Euroland governments are seeking to build up a reserve which can be used to bail out banks in the future, so it is to be expect that in the coming couple of years some or all banks will be hit with a bank levy, but this should have no impact on depositors accounts.  The main impact will be on the shareholders, who are unlikely to receive any dividends, which is a concern none the less because traditionally pensions have used bank dividends to fund pensions.


----------



## Jim2007 (20 Dec 2013)

sahd said:


> If you are interested in moving your Euros into Sterling - that would be one way to avoid any future "hit" on your Euro savings.

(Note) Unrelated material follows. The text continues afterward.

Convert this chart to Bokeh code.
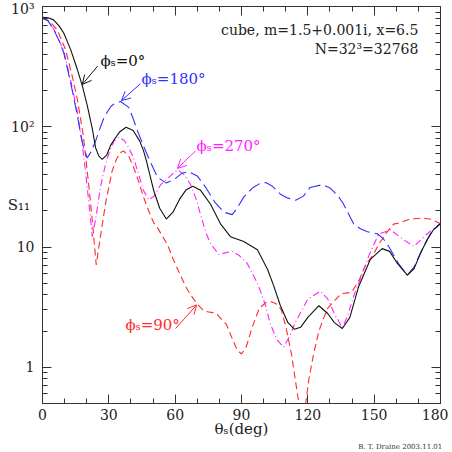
from bokeh.plotting import figure
from bokeh.models import (FixedTicker, LinearAxis, LogAxis, Label, Arrow, OpenHead, Range1d,
                          CustomJSTickFormatter, Title)
from bokeh.embed import file_html
from bokeh.resources import INLINE

# ---------------- data ----------------
theta_phi0 = [0, 2.5, 5, 7.5, 9.6, 12.7, 15.7, 18, 20.2, 22.5, 24, 25.5, 27, 29, 30.8, 33, 35,
              37.8, 41, 44, 45.7, 47, 50.3, 53, 56, 59, 62, 65, 68, 71.5, 76, 80.5, 85, 91, 97.2,
              101.8, 104.5, 107.6, 111, 114, 116.7, 120, 125, 129, 132, 135.6, 139, 143, 148.3,
              153.6, 157, 160.5, 165, 168, 171, 174, 176.8, 180]
s11_phi0 = [815, 805, 774, 690, 602, 440, 302, 220, 151, 97, 67, 57, 53.5, 58, 70, 81, 91,
            99, 93, 76, 63, 52, 29.5, 21, 17.1, 19.5, 25, 30, 32, 29.6, 22.7, 15.6, 12.2, 11.1, 9.5,
            6.5, 4.8, 3.25, 2.35, 2.07, 2.15, 2.6, 3.25, 2.8, 2.35, 2.1, 2.6, 4.7, 7.9,
            9.7, 9.2, 7.3, 5.85, 6.6, 8.9, 11.5, 13.9, 15.6]

theta_phi180 = [0, 2.5, 5.1, 7.5, 9.6, 12.7, 15.7, 17.2, 18.5, 20.2, 22, 24, 26, 28, 31, 33,
                35.3, 39, 41, 43, 45.6, 48, 52, 56, 60, 63, 66, 70, 74, 78, 82, 85.8, 88, 91, 95,
                98, 101, 104, 107.6, 111, 114.5, 118, 121, 126.6, 130, 133.4, 136, 140.7, 143.8,
                147, 151.4, 154, 156.6, 161, 165, 168, 172, 176, 180]
s11_phi180 = [800, 760, 641, 520, 413, 234, 126, 88, 68, 55, 62, 76, 97, 122, 148, 158,
              162, 145, 117, 92, 70, 55, 38, 34, 37, 41, 42.4, 39, 31, 23.5, 19.5, 18.6, 21, 26, 31,
              33.5, 34.4, 32, 27.5, 25.5, 24.5, 26.5, 31.3, 33, 31, 27, 23, 15.6, 14.2,
              13.4, 12.9, 11.8, 10.1, 7.3, 5.85, 6.8, 9.8, 13.5, 15.8]

theta_phi270 = [0, 2.5, 5.1, 9.6, 12.7, 15.7, 18, 19.4, 21, 22.5, 24, 26.2, 28.5, 30.5, 32.3,
                34.4, 37, 39, 41.2, 43.5, 45.7, 48, 50.5, 53.4, 57.9, 61, 64, 67, 69.5, 71.5, 74,
                76, 79.7, 82, 85.8, 89, 92.6, 95, 97.2, 99, 100.9, 103, 106, 109, 112, 114, 116.5,
                120, 125.7, 129, 132, 135.6, 138, 140.5, 143, 147.5, 152, 157.4, 163.3, 168,
                174, 180]
s11_phi270 = [800, 765, 650, 430, 245, 135, 71, 43, 23, 12.2, 16.8, 31.6, 48.6, 64, 76,
              82, 77, 67, 55, 40, 29.5, 24.7, 26.5, 33, 39, 44, 40, 33, 25, 18.5, 13,
              10.7, 8.7, 8.9, 9.2, 8.5, 7.3, 6.0, 5.0, 4.1, 3.25, 2.3, 1.7, 1.47, 1.85, 2.3, 2.8,
              3.7, 4.3, 3.7, 2.8, 2.13, 2.7, 3.8, 5.0, 8.4, 12.8, 13.9, 11.5, 10.1,
              12.9, 15.8]

theta_phi90 = [0, 3, 6.6, 10.4, 13.4, 15.7, 17.2, 18.4, 19.4, 21, 22.5, 24.3, 26.2, 28.5, 31.5,
               33.5, 35.3, 36.7, 39, 41.2, 43.5, 45.7, 48, 50.3, 52, 54, 56.5, 59, 62.4, 65, 67,
               70.3, 72.5, 74.6, 77, 79, 81, 83.2, 86, 88, 90, 92, 95, 98, 101, 103.6, 106, 108,
               110, 112.6, 114.5, 116, 117.6, 119, 120.5, 122.6, 125, 127.1, 129, 131.6, 135.2,
               139.8, 143.4, 146, 149.7, 152, 155.6, 158.8, 161.5, 165, 168, 172, 176, 180]
s11_phi90 = [800, 760, 641, 440, 266, 171, 117, 86, 59, 31.6, 16.8, 7.1, 12.2, 23, 43,
             54, 61, 63, 57, 46, 35, 26, 20, 15.9, 14.5, 12.5, 10.5, 8, 5.8, 4.6, 4.0,
             3.3, 3.0, 2.9, 2.85, 2.75, 2.5, 2.27, 1.7, 1.4, 1.29, 1.45, 2.2, 3.08, 3.45, 3.5, 3.35, 3.0,
             2.2, 1.29, 0.75, 0.5, 0.4, 0.5, 0.8, 1.29, 2.0, 2.55, 3.1, 3.5, 4.1,
             4.2, 5.4, 7.0, 8.7, 10.5, 13.2, 15.5, 15.9, 16.8, 17.2, 17.4, 17.0, 15.6]

x_ticks = [0, 30, 60, 90, 120, 150, 180]
x_minor = [10, 20, 40, 50, 70, 80, 100, 110, 130, 140, 160, 170]
y_ticks = [1, 10, 100, 1000]
y_tick_labels = ["1", "10", "10²", "10³"]
y_minor = [0.5, 0.6, 0.7, 0.8, 0.9, 2, 3, 4, 5, 6, 7, 8, 9,
           20, 30, 40, 50, 60, 70, 80, 90, 200, 300, 400, 500, 600, 700, 800, 900]

FONT = "DejaVu Serif"

p = figure(width=448, height=450, x_range=Range1d(0, 180), y_range=Range1d(0.5, 1000),
           y_axis_type="log", output_backend="svg", toolbar_location=None,
           min_border_left=42, min_border_right=8, min_border_top=6, min_border_bottom=40)
p.background_fill_color = "white"
p.border_fill_color = "white"
p.outline_line_color = "#333333"
p.outline_line_width = 1
p.grid.visible = False

xt = FixedTicker(ticks=x_ticks, minor_ticks=x_minor)
yt = FixedTicker(ticks=y_ticks, minor_ticks=y_minor)
blank = CustomJSTickFormatter(code="return '';")

def style(ax):
    ax.major_tick_in = 9
    ax.major_tick_out = 0
    ax.minor_tick_in = 5
    ax.minor_tick_out = 0
    ax.axis_line_color = "#333333"
    ax.major_tick_line_color = "#333333"
    ax.minor_tick_line_color = "#333333"
    ax.major_label_text_font = FONT
    ax.major_label_text_color = "#222222"
    ax.major_label_text_font_size = "14px"
    ax.axis_label_text_font = FONT
    ax.axis_label_text_font_style = "normal"
    ax.axis_label_text_color = "#222222"

p.xaxis.ticker = xt
p.yaxis.ticker = yt
p.yaxis.major_label_overrides = {t: l for t, l in zip(y_ticks, y_tick_labels)}
style(p.xaxis[0])
style(p.yaxis[0])
p.xaxis.major_label_standoff = 5
p.yaxis.major_label_standoff = 8

p.yaxis.axis_label = "S₁₁"
p.yaxis.axis_label_orientation = "horizontal"
p.yaxis.axis_label_text_font_size = "15px"
p.yaxis.axis_label_standoff = -22

p.xaxis.axis_label = "θₛ(deg)"
p.xaxis.axis_label_text_font_size = "15px"
p.xaxis.axis_label_standoff = -3

top_ax = LinearAxis(ticker=xt, formatter=blank)
style(top_ax)
top_ax.major_label_standoff = 0
p.add_layout(top_ax, "above")
right_ax = LogAxis(ticker=yt, formatter=blank)
style(right_ax)
right_ax.major_label_standoff = 0
p.add_layout(right_ax, "right")

credit = Title(text="B. T. Draine  2003.11.01", align="right", text_font=FONT,
               text_font_size="7px", text_font_style="normal", text_color="#333333",
               standoff=0, offset=-4)
p.add_layout(credit, "below")

# curves
p.line(theta_phi90, s11_phi90, line_color="#ff2a2a", line_width=1.1, line_dash="7 4")
p.line(theta_phi270, s11_phi270, line_color="#ff22ff", line_width=1.1, line_dash="7 3 1 3")
p.line(theta_phi180, s11_phi180, line_color="#3030ff", line_width=1.1, line_dash="13 5")
p.line(theta_phi0, s11_phi0, line_color="#111111", line_width=1.1)

def lab(x, y, text, color, size="15px", align="left", baseline="middle", xo=0, yo=0):
    p.add_layout(Label(x=x, y=y, text=text, text_color=color, text_font=FONT,
                       text_font_size=size, text_align=align, text_baseline=baseline,
                       x_offset=xo, y_offset=yo))

def arr(x0, y0, x1, y1, color):
    p.add_layout(Arrow(end=OpenHead(size=9, line_color=color, line_width=1),
                       x_start=x0, y_start=y0, x_end=x1, y_end=y1,
                       line_color=color, line_width=1))

lab(170, 640, "cube, m=1.5+0.001i, x=6.5", "#222222", size="14px", align="right")
lab(170, 440, "N=32³=32768", "#222222", size="14px", align="right")

lab(26.2, 351, "ϕₛ=0°", "#111111")
arr(24.9, 319, 18.0, 225, "#111111")
lab(44.8, 250, "ϕₛ=180°", "#3030ff")
arr(44.3, 228, 35.7, 165, "#3030ff")
lab(69.7, 69, "ϕₛ=270°", "#ff22ff")
arr(69.2, 63, 61, 45, "#ff22ff")
lab(37.5, 2.23, "ϕₛ=90°", "#ff2a2a")
arr(60.2, 2.1, 69.7, 3.3, "#ff2a2a")

open("out.html", "w").write(file_html(p, INLINE))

Assuming that the UK bank does not take a bigger hit…  And if they did, the BOE does not have the deep pockets of the ECB nor the reserves of 17 countries behind it!


----------



## Jim2007 (20 Dec 2013)

*So what kind of bank should I look for?*

My preferred bank would be:

- A government guarantee if possible 
- One with a high T1 ratio, say 12+ percent
- A low or no exposure to Investment Banking operations
- A low exposure to credit card debt
- No outsourced IT
- Transparent fees (not free banking where the fee is hidden somewhere else)

In other words a small regional or local bank.  In my case here in Switzerland, it is the Post Office bank.  It is unlikely you'll find a bank that ticks all the boxes, but try to get as many as you can.  In my case there is no government guarantee...


----------